I kept telling myself I just had bad luck with men. That it wasn’t my fault. But it was. I fell for anyone that showed me any interest. So desperate to be loved.
Being a screenwriter has taught me so much about myself. When I create a character there’s always a little bit of me in there. I make the characters do the things I can’t do. They make the choices I can’t make. And I realised the same themes keep coming up time and time again in my characters journeys.
All the characters search for authentic connection and ultimately to be loved just as they are. And my characters have always been able to overcome their challenges and find what they need. But for me, I just seemed to continue the same toxic cycle of bad relationship after bad relationship.
I kept telling myself I just had bad luck with men. That it wasn’t my fault. But it was. I fell for anyone that showed me any interest. So desperate to be loved. Because I didn’t know how to love myself. Or respect what I actually wanted. I just put up with anything.
I’ve had so many guys describe me as ‘easy going.’ Sure I can be. But a big chunk of my brain power is wasted obsessing over my writing, feeling anxious about whatever it is I’m feeling anxious about that day or beating myself up for not completing my impossible to do list. However, whenever I met a guy I pretended I was easygoing and fun ALL OF THE TIME.
It was inauthentic and detrimental to relationships but mostly to myself. I pleased and performed for liars, cheaters and emotionally unavailable idiots, wondering why relationships were so dang hard! I mean everyone else seemed to be able to keep a boyfriend – why couldn’t I?
My biggest issue with relationships was that I struggled to maintain my identity. I became so consumed by being everything and doing everything for my man that I expected little in return and received little. Because I didn’t want to be demanding I wanted to be ‘chill.’ Clearly, that never worked for me.
I pleased and performed for liars, cheaters and emotionally unavailable idiots, wondering why relationships were so dang hard!
So, instead of working on myself in relationships and growing I gave up on relationships altogether. I said - ‘it's all too hard and I'd rather be a crazy old cat lady.’ Even though that sounds sad I didn’t feel sad. I felt free. I could spend my time doing whatever the hell I wanted. It was a beautiful thing. I just kept telling myself it was ok if I didn’t get married and do all that stuff. Not everyone has to. And I got on with living my life.
I committed to my writing. And my health. Plus my friends of course. And I was GOOD. I was out in the world just doing my own thing. I was so much happier when I took the pressure to be with someone off myself. I finally had a life and I really didn’t expect anything from guys anymore. At 33 I pulled myself off the market without completely realising.
Truth be told the rebel inside of me also never wanted to do those conventional things because I didn’t want to conform. But that is bullshit. I can still be a strong, independent woman, fall in love with a man and get married if I choose to. It doesn’t change what I believe in. It makes me see things from a different perspective.
Which is what happened when I recently became attached to a guy who infiltrated my mind and heart so quickly. I had to find another way to be. And luckily I already had.
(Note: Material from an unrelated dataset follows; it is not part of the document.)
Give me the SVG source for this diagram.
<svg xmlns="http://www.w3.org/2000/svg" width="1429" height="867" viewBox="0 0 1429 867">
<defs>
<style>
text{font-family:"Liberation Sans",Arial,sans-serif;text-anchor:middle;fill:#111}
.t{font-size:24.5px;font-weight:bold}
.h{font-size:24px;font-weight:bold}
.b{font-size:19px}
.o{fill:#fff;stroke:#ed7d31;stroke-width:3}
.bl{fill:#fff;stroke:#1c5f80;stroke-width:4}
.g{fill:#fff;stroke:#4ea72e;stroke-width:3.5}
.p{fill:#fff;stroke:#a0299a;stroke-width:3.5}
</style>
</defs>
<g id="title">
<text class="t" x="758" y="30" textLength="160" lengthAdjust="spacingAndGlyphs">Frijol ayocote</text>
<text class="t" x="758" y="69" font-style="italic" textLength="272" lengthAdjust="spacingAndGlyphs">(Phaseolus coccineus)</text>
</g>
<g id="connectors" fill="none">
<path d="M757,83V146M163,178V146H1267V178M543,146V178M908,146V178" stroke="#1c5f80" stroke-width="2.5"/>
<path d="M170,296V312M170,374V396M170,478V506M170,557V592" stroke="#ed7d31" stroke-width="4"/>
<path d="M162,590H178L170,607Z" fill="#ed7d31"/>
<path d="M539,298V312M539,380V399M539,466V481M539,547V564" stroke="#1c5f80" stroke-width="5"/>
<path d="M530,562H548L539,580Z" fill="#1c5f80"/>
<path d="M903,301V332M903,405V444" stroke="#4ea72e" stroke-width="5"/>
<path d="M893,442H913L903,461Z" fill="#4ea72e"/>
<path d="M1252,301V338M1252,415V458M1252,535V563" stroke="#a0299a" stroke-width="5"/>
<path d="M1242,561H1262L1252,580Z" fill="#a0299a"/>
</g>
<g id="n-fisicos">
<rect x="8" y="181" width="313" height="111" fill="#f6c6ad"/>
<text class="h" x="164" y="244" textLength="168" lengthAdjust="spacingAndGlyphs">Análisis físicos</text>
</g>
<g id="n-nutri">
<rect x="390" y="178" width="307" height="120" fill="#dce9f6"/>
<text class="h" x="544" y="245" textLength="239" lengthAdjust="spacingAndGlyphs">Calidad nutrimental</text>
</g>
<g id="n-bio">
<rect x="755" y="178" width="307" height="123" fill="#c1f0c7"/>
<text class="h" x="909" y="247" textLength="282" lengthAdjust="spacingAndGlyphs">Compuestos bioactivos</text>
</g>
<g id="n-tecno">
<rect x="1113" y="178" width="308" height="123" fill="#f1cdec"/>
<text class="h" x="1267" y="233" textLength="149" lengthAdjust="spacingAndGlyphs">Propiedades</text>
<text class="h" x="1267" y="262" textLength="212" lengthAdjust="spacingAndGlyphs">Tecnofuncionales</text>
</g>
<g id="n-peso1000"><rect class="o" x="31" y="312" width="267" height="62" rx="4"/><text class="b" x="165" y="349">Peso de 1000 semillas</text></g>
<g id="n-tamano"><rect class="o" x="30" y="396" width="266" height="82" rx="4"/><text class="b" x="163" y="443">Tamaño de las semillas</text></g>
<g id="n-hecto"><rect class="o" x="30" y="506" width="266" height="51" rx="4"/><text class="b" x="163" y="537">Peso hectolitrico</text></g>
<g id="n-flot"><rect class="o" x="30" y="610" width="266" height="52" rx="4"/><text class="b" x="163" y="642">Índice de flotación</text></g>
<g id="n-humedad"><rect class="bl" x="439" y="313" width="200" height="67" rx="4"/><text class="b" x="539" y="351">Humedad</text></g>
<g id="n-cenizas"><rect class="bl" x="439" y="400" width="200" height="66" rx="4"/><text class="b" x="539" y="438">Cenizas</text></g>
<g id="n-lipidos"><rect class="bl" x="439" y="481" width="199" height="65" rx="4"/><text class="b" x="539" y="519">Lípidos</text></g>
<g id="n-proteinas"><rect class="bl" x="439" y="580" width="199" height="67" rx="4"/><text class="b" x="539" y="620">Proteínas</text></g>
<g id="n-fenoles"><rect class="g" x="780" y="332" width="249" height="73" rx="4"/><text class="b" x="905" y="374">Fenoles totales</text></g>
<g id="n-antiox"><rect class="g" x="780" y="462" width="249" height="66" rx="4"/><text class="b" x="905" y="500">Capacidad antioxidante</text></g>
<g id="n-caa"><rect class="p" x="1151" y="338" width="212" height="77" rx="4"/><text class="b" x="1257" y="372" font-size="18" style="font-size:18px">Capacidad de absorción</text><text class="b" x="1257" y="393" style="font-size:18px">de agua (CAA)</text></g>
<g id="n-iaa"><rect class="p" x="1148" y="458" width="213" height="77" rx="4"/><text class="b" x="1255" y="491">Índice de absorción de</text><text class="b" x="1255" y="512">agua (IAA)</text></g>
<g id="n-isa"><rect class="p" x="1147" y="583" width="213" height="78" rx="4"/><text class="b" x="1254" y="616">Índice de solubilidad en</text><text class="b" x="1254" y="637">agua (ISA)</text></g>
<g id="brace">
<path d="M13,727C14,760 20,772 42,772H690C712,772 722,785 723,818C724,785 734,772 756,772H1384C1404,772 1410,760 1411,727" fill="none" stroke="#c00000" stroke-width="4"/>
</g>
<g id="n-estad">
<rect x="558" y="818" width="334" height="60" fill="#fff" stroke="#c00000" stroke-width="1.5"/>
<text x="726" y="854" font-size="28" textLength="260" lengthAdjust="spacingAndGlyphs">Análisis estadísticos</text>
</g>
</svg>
I’d taken the time to figure out what was important to me. In concentrating on my life – me doing me - I’d worked out how to care for myself. I’d worked on what I wanted in my life and I was complete.
So far my relationship has taught me more about myself than my boyfriend. Being vulnerable and letting someone in makes me want to pull my toenails out! But I’ve looked at my behavior and bravely changed the things that didn’t serve me. And it's no small feat to do this - to learn to be open with another person.
However, it's the only way to have a relationship worth a damn. I've learned how to be emotionally honest with myself and how to share those feelings. And when I’ve had doubts about the relationship or myself I’ve looked deeper into why I felt what I feel. Not just say “it's too hard” and walk away like before - when I thought someone would stop caring about me if I said what I wanted.
I’d taken the time to figure out what was important to me. In concentrating on my life – me doing me I’d worked out how to care for myself.
Being myself from the start is what has worked in this new relationship. I’ve grown so much because I haven’t hidden. And best of all I realised I like myself and who I created. Yes, it’s only a few months on my new journey into relationshipville but it’s different this time because I treat myself differently.
I’m no longer trying to be easy going. BUT the best thing is I’m easier going because I’m not working hard to hide anything. If a little bit of crazy comes out I know he’ll accept that. I’m only human. I can only do my best. I owe myself that. Now I know I’m worthy of love. And just like my characters, I won't accept anything less.